Aeroelastic instabilities have been frequently exploited for energy harvesting purpose to power standalone electronic systems, such as wireless sensors. Meanwhile, various energy harvesting interface circuits, such as synchronized charge extraction (SCE) and synchronized switching harvesting on inductor (SSHI), have been widely pursued in the literature for efficiency enhancement of energy harvesting from existing base vibrations. These interfaces, however, have not been applied for aeroelastic energy harvesting. This paper investigates the feasibility of the SCE interface in galloping-based piezoelectric energy harvesting, with a focus on its benefit for performance improvement and influence on the galloping dynamics in different electromechanical coupling regimes. A galloping-based piezoelectric energy harvester (GPEH) is prototyped with an aluminum cantilever bonded with a piezoelectric sheet.
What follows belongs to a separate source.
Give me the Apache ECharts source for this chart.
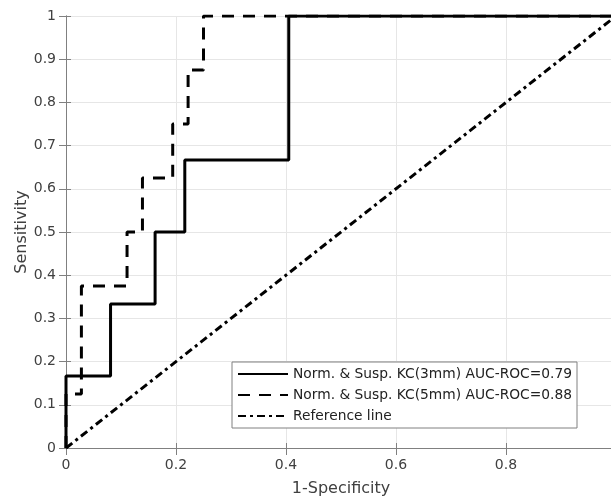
<!DOCTYPE html>
<html>
<head>
<meta charset="utf-8">
<script src="https://cdn.jsdelivr.net/npm/echarts@6/dist/echarts.min.js"></script>
<style>
  html, body { margin: 0; padding: 0; background: #fff; }
  #chart { width: 611px; height: 499px; }
</style>
</head>
<body>
<div id="chart"></div>
<script>
// ROC curve vertices [1-specificity, sensitivity]
const roc3mm = [[0, 0], [0, 0.1667], [0.081, 0.1667], [0.081, 0.3333], [0.162, 0.3333],
  [0.162, 0.5], [0.216, 0.5], [0.216, 0.6667], [0.405, 0.6667], [0.405, 1], [1, 1]];
const roc5mm = [[0, 0], [0, 0.125], [0.028, 0.125], [0.028, 0.375], [0.111, 0.375],
  [0.111, 0.5], [0.139, 0.5], [0.139, 0.625], [0.194, 0.625], [0.194, 0.75],
  [0.222, 0.75], [0.222, 0.875], [0.25, 0.875], [0.25, 1], [1, 1]];
const refLine = [[0, 0], [1, 1]];
const seriesNames = ['Norm. & Susp. KC(3mm) AUC-ROC=0.79', 'Norm. & Susp. KC(5mm) AUC-ROC=0.88', 'Reference line'];

const fuente = 'DejaVu Sans, Verdana, sans-serif';
const gris = '#808080';

const chart = echarts.init(document.getElementById('chart'));

const ejeComun = {
  type: 'value', min: 0, max: 1,
  axisLine: { show: true, lineStyle: { color: gris, width: 1 } },
  axisTick: { show: true, inside: true, length: 5, lineStyle: { color: gris } },
  splitLine: { show: true, lineStyle: { color: '#e6e6e6', width: 1 } },
  axisLabel: { color: '#404040', fontSize: 14, fontFamily: fuente, margin: 10 },
  nameTextStyle: { color: '#404040', fontSize: 16, fontFamily: fuente },
  nameMoveOverlap: false
};

// ejes espejo (arriba y derecha) solo para las marcas, como en MATLAB
const ejeEspejo = {
  type: 'value', min: 0, max: 1,
  axisLine: { show: true, lineStyle: { color: gris, width: 1 } },
  axisTick: { show: true, inside: true, length: 7, lineStyle: { color: gris } },
  axisLabel: { show: false }, splitLine: { show: false }
};

chart.setOption({
  animation: false,
  grid: { left: 66, top: 16, right: -5, bottom: 51, outerBoundsMode: 'none' },
  xAxis: [
    Object.assign({}, ejeComun, {
      interval: 0.2, name: '1-Specificity', nameLocation: 'middle', nameGap: 33
    }),
    Object.assign({}, ejeEspejo, { position: 'top', interval: 0.2 })
  ],
  yAxis: [
    Object.assign({}, ejeComun, {
      interval: 0.1, name: 'Sensitivity', nameLocation: 'middle', nameGap: 36,
      axisLabel: Object.assign({}, ejeComun.axisLabel, {
        formatter: v => (Math.round(v * 10) / 10).toString()
      })
    }),
    Object.assign({}, ejeEspejo, { position: 'right', interval: 0.1 })
  ],
  legend: {
    orient: 'vertical', left: 232, top: 362,
    padding: [5, 5, 5, 5], itemWidth: 50, itemHeight: 14, itemGap: 7,
    icon: 'inherit',
    itemStyle: { opacity: 0 },
    borderColor: gris, borderWidth: 1, backgroundColor: '#fff',
    textStyle: { color: '#222', fontSize: 13.8, fontFamily: fuente },
    data: seriesNames
  },
  series: [
    {
      name: seriesNames[2], type: 'line', data: refLine, symbol: 'none',
      itemStyle: { color: '#000' },
      lineStyle: { color: '#000', width: 3, type: [8, 4, 3, 4] }, z: 2
    },
    {
      name: seriesNames[1], type: 'line', data: roc5mm, symbol: 'none',
      itemStyle: { color: '#000' },
      lineStyle: { color: '#000', width: 3, type: [12, 9] }, z: 3
    },
    {
      name: seriesNames[0], type: 'line', data: roc3mm, symbol: 'none',
      itemStyle: { color: '#000' },
      lineStyle: { color: '#000', width: 3, type: 'solid' }, z: 4
    }
  ]
});
</script>
</body>
</html>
Wind tunnel test is conducted with a simple electrical interface composed of a resistive load. Circuit simulation is performed with equivalent circuit representation of the GPEH system and confirmed by experimental results. Consequently, a self-powered SCE interface is implemented with the capability of self peak-detecting and switching. Circuit simulation for various electromechanical coupling cases shows that the harvested power with SCE interface for GPEH is independent of the electrical load, similar to that for a vibration-based piezoelectric energy harvester (VPEH). The SCE interface outperforms the standard interface if the electromechanical coupling is weak, and requires much less piezoelectric material to achieve the maximum power output. Moreover, influence of electromechanical coupling on the dynamics of GPEH with SCE is found sensitive to the wind speed.